The Jungle is now remembered for how Sinclair advocated for worker's rights. But the most memorable parts for me were the parts describing how sausage was made.
THE JUNGLE -- Upton Sinclair http://xroads.virginia.edu/~Hyper/SINCLAIR/ch14.html
There was never the least attention paid to what was cut up for sausage; there would come all the way back from Europe old sausage that had been rejected, and that was moldy and white--it would be dosed with borax and glycerine, and dumped into the hoppers, and made over again for home consumption. There would be meat that had tumbled out on the floor, in the dirt and sawdust, where the workers had tramped and spit uncounted billions of consumption germs. There would be meat stored in great piles in rooms; and the water from leaky roofs would drip over it, and thousands of rats would race about on it. It was too dark in these storage places to see well, but a man could run his hand over these piles of meat and sweep off handfuls of the dried dung of rats. These rats were nuisances, and the packers would put poisoned bread out for them; they would die, and then rats, bread, and meat would go into the hoppers together. This is no fairy story and no joke; the meat would be shoveled into carts, and the man who did the shoveling would not trouble to lift out a rat even when he saw one-- there were things that went into the sausage in comparison with which a poisoned rat was a tidbit...
Yeah your bugs are sounding pretty good now. Bug meat sausage is the way to go. Mix it with the other meat you have handy, spice, maybe some borax and gelatin and ... delicious sausage!
Bug... the new white meat!
Actually the easiest solution would be to make a protein-rich soup and strain out all the recognizable bits.
Just make sure to season it well. Think about hot dogs. If it is convenient and tastes good, most people won't care what it is made of.

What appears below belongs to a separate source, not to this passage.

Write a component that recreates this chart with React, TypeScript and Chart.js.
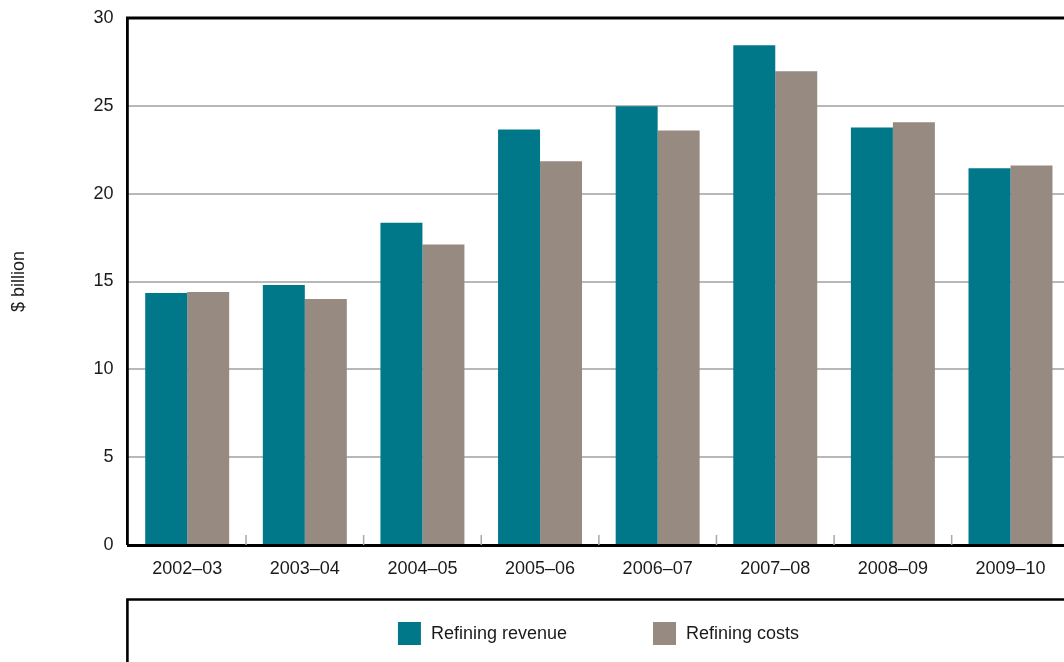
import React, { useEffect, useRef } from "react";
import { Chart, registerables } from "chart.js";

Chart.register(...registerables);

const categories = ["2002–03", "2003–04", "2004–05", "2005–06", "2006–07", "2007–08", "2008–09", "2009–10"];
const revenue = [14.35, 14.8, 18.35, 23.65, 24.97, 28.45, 23.77, 21.44];
const costs = [14.4, 14.0, 17.1, 21.84, 23.6, 26.97, 24.06, 21.6];
const seriesLabels = ["Refining revenue", "Refining costs"];
const seriesColors = ["#00788A", "#978A81"];
const yTicks = [0, 5, 10, 15, 20, 25, 30];
const yTitle = "$ billion";

const FONT = "'Liberation Sans', Arial, Helvetica, sans-serif";

const decorPlugin = {
  id: "decor",
  afterDatasetsDraw(chart: any) {
    const { ctx, chartArea } = chart;
    const x = chart.scales.x;
    ctx.save();
    ctx.strokeStyle = "#a8a8a8";
    ctx.lineWidth = 1.5;
    const n = chart.data.labels.length;
    for (let i = 1; i < n; i++) {
      const px = (x.getPixelForValue(i - 1) + x.getPixelForValue(i)) / 2;
      ctx.beginPath();
      ctx.moveTo(px, chartArea.bottom - 10);
      ctx.lineTo(px, chartArea.bottom);
      ctx.stroke();
    }
    ctx.restore();
  },
  afterDraw(chart: any) {
    const { ctx, chartArea, width } = chart;
    ctx.save();
    ctx.strokeStyle = "#000";
    ctx.lineWidth = 2.8;
    ctx.beginPath();
    ctx.moveTo(chartArea.left - 1, chartArea.bottom);
    ctx.lineTo(chartArea.left - 1, chartArea.top);
    ctx.lineTo(width, chartArea.top);
    ctx.stroke();

    const boxTop = 599.5;
    ctx.lineWidth = 2.6;
    ctx.beginPath();
    ctx.moveTo(chartArea.left - 1, chart.height + 5);
    ctx.lineTo(chartArea.left - 1, boxTop);
    ctx.lineTo(width, boxTop);
    ctx.stroke();

    ctx.font = `18px ${FONT}`;
    ctx.textBaseline = "middle";
    ctx.textAlign = "left";
    const sq = 23;
    const gapText = 10;
    const gapItem = 86;
    const ds = chart.data.datasets;
    const widths = ds.map((d: any) => sq + gapText + ctx.measureText(d.label).width);
    const total = widths.reduce((a: number, b: number) => a + b, 0) + gapItem * (ds.length - 1);
    const cx = 598.5;
    let lx = cx - total / 2;
    const cy = 633.5;
    ds.forEach((d: any, i: number) => {
      ctx.fillStyle = d.backgroundColor;
      ctx.fillRect(lx, cy - sq / 2, sq, sq);
      ctx.fillStyle = "#1a1a1a";
      ctx.fillText(d.label, lx + sq + gapText, cy + 1);
      lx += widths[i] + gapItem;
    });
    ctx.restore();
  },
};

export default function App() {
  const ref = useRef<HTMLCanvasElement>(null);
  useEffect(() => {
    document.documentElement.style.overflow = "hidden";
    document.body.style.overflow = "hidden";
    const chart = new Chart(ref.current!, {
      type: "bar",
      data: {
        labels: categories,
        datasets: [
          { label: seriesLabels[0], data: revenue, backgroundColor: seriesColors[0], borderWidth: 0 },
          { label: seriesLabels[1], data: costs, backgroundColor: seriesColors[1], borderWidth: 0 },
        ],
      },
      options: {
        animation: false,
        responsive: true,
        maintainAspectRatio: false,
        layout: { autoPadding: false, padding: { left: 0, top: 18, right: 10.7, bottom: 0 } },
        plugins: { legend: { display: false }, tooltip: { enabled: false } },
        datasets: { bar: { categoryPercentage: 0.714, barPercentage: 1.0 } },
        scales: {
          x: {
            grid: { display: false, drawTicks: false },
            border: { display: true, color: "#000", width: 3 },
            ticks: { color: "#1a1a1a", font: { family: FONT, size: 18 }, padding: 13, maxRotation: 0, autoSkip: false },
            afterFit: (s: any) => { s.height = 117; s.paddingLeft = 0; s.paddingRight = 0; },
          },
          y: {
            min: 0,
            max: 30,
            afterBuildTicks: (s: any) => { s.ticks = yTicks.map((v) => ({ value: v })); },
            grid: { color: "#b8b8b8", lineWidth: 2, drawTicks: false },
            border: { display: false },
            ticks: { color: "#1a1a1a", font: { family: FONT, size: 18 }, padding: 15 },
            title: { display: true, text: yTitle, color: "#1a1a1a", font: { family: FONT, size: 18 }, padding: { top: 8, bottom: 0 } },
            afterFit: (s: any) => { s.width = 128.4; s.paddingTop = 0; s.paddingBottom = 0; },
          },
        },
      },
      plugins: [decorPlugin],
    });
    return () => chart.destroy();
  }, []);
  return (
    <div style={{ position: "absolute", left: 0, top: 0, width: 1080, height: 662 }}>
      <canvas ref={ref} />
    </div>
  );
}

Grind it into powder, Bake it into bread
You can make bread, pasta, and more out of insects, and nobody would think to question it.
Meat pies were very popular in the Middle Ages, partly because they kept well, and partly because all sorts of leftovers could be ground into them, much as into frankfurters today. And they were sold ready-to-eat out of stalls, in retail, while most other meat was bought raw and cooked at home. The ideal way to disguise and market insect meat, in the medieval milieu.
This seems more of a cookery question than a worldbuilding question.
Seeing as your question is tagged medieval-europe, I suppose that's your setting. A lot of stews were eaten then. The insects could be ground and added to the stew. Sausage, as someone mentioned, is also a great idea.